**Exercise task**.
From the first line of the data below through the line bearing "const width = 1168, height = 701;", reproduce each line exactly; do not include pictures.
:::::
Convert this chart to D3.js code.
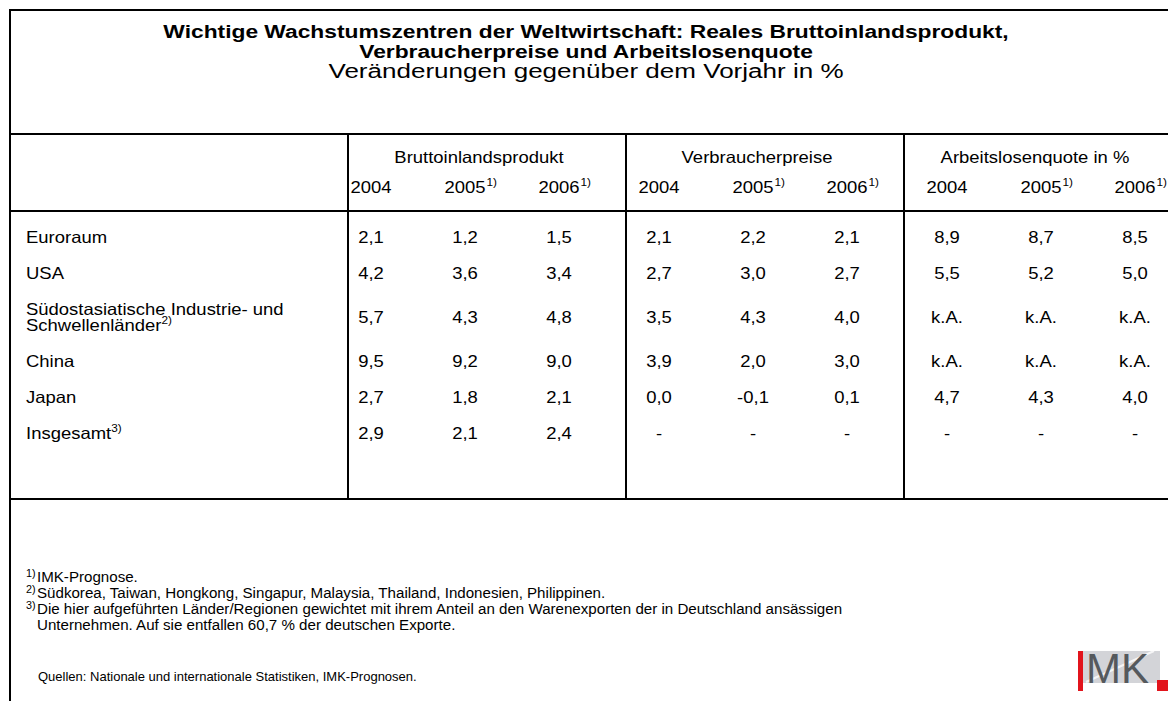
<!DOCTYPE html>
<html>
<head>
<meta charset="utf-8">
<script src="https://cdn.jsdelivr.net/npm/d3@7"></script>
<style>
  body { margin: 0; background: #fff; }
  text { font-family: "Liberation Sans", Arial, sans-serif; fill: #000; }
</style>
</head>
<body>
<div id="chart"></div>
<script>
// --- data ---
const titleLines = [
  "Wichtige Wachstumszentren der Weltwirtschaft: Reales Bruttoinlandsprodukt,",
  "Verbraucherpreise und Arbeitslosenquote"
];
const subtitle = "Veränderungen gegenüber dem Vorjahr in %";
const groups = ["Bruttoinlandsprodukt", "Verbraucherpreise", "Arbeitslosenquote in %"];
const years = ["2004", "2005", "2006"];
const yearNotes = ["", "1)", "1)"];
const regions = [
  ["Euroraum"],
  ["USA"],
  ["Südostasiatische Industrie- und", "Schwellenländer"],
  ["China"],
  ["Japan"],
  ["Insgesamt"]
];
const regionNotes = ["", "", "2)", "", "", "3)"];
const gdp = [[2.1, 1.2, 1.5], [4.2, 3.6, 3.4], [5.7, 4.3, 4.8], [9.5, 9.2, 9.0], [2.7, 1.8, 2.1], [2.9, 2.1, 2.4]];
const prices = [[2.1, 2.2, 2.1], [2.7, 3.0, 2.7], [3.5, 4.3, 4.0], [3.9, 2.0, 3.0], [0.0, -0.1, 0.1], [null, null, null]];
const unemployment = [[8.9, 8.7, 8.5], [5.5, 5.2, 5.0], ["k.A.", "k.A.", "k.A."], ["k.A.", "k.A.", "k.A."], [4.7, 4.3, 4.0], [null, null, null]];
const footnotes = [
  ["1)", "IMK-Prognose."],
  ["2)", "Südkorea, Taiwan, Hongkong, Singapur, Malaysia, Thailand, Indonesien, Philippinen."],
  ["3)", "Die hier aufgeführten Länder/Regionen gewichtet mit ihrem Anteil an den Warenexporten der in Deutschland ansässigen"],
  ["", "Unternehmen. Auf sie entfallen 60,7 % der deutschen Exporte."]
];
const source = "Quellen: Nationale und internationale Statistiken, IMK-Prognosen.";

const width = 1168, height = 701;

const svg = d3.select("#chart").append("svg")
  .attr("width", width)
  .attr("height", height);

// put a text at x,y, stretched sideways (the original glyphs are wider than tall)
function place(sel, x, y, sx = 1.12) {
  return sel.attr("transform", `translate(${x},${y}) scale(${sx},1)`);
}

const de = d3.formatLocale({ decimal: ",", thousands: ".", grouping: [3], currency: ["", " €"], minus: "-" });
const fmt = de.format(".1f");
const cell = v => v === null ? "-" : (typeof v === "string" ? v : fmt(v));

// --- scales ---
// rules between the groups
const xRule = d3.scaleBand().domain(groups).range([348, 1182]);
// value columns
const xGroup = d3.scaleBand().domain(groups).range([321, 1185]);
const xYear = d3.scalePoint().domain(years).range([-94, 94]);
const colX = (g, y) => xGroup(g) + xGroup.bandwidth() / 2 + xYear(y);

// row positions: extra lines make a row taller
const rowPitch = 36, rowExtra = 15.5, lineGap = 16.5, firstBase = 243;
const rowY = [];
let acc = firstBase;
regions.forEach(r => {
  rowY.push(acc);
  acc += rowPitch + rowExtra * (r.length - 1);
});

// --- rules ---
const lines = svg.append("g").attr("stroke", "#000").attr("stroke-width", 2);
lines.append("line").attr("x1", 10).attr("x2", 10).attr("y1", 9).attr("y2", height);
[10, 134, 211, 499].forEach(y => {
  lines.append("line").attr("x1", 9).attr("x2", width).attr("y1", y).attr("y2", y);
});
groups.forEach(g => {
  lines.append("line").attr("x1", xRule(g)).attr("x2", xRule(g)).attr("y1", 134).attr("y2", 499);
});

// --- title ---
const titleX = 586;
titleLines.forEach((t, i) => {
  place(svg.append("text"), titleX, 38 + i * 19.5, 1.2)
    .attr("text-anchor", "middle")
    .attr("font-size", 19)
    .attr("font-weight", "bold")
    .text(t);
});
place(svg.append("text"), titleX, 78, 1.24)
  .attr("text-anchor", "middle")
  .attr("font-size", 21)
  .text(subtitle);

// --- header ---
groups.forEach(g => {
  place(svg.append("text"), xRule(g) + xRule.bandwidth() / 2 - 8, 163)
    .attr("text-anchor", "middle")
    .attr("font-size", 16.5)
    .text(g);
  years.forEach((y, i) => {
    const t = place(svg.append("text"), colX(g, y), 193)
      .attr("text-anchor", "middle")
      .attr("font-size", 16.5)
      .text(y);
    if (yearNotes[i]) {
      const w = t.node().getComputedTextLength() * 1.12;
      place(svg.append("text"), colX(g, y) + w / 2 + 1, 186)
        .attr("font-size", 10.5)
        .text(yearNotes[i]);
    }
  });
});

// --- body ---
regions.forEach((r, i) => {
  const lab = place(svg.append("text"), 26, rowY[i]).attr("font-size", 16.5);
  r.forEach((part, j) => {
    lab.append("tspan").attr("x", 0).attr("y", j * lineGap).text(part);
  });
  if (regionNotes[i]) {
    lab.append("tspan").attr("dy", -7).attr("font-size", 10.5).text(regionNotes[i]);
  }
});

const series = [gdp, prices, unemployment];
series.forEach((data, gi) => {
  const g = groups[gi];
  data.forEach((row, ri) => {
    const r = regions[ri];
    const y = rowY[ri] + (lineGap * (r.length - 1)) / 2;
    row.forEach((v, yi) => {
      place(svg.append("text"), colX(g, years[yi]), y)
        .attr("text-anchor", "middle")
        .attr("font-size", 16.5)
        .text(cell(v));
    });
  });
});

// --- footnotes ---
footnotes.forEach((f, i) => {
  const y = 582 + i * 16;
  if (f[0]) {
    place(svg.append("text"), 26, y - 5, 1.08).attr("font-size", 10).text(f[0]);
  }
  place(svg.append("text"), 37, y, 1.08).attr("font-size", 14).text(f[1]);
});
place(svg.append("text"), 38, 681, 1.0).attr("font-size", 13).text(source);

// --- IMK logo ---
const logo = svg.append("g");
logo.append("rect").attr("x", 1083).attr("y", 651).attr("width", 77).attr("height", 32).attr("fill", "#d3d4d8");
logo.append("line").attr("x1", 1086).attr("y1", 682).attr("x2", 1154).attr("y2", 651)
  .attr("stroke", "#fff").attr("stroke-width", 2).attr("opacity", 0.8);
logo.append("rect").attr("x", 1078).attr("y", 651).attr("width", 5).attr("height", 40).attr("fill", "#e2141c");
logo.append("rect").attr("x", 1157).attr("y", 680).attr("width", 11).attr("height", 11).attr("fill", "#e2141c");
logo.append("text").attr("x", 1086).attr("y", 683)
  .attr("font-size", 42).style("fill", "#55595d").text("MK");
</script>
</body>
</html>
:::::
**The result**.
Convert this chart to D3.js code.
<!DOCTYPE html>
<html>
<head>
<meta charset="utf-8">
<script src="https://cdn.jsdelivr.net/npm/d3@7"></script>
<style>
  body { margin: 0; background: #fff; }
  text { font-family: "Liberation Sans", Arial, sans-serif; fill: #000; }
</style>
</head>
<body>
<div id="chart"></div>
<script>
// --- data ---
const titleLines = [
  "Wichtige Wachstumszentren der Weltwirtschaft: Reales Bruttoinlandsprodukt,",
  "Verbraucherpreise und Arbeitslosenquote"
];
const subtitle = "Veränderungen gegenüber dem Vorjahr in %";
const groups = ["Bruttoinlandsprodukt", "Verbraucherpreise", "Arbeitslosenquote in %"];
const years = ["2004", "2005", "2006"];
const yearNotes = ["", "1)", "1)"];
const regions = [
  ["Euroraum"],
  ["USA"],
  ["Südostasiatische Industrie- und", "Schwellenländer"],
  ["China"],
  ["Japan"],
  ["Insgesamt"]
];
const regionNotes = ["", "", "2)", "", "", "3)"];
const gdp = [[2.1, 1.2, 1.5], [4.2, 3.6, 3.4], [5.7, 4.3, 4.8], [9.5, 9.2, 9.0], [2.7, 1.8, 2.1], [2.9, 2.1, 2.4]];
const prices = [[2.1, 2.2, 2.1], [2.7, 3.0, 2.7], [3.5, 4.3, 4.0], [3.9, 2.0, 3.0], [0.0, -0.1, 0.1], [null, null, null]];
const unemployment = [[8.9, 8.7, 8.5], [5.5, 5.2, 5.0], ["k.A.", "k.A.", "k.A."], ["k.A.", "k.A.", "k.A."], [4.7, 4.3, 4.0], [null, null, null]];
const footnotes = [
  ["1)", "IMK-Prognose."],
  ["2)", "Südkorea, Taiwan, Hongkong, Singapur, Malaysia, Thailand, Indonesien, Philippinen."],
  ["3)", "Die hier aufgeführten Länder/Regionen gewichtet mit ihrem Anteil an den Warenexporten der in Deutschland ansässigen"],
  ["", "Unternehmen. Auf sie entfallen 60,7 % der deutschen Exporte."]
];
const source = "Quellen: Nationale und internationale Statistiken, IMK-Prognosen.";

const width = 1168, height = 701;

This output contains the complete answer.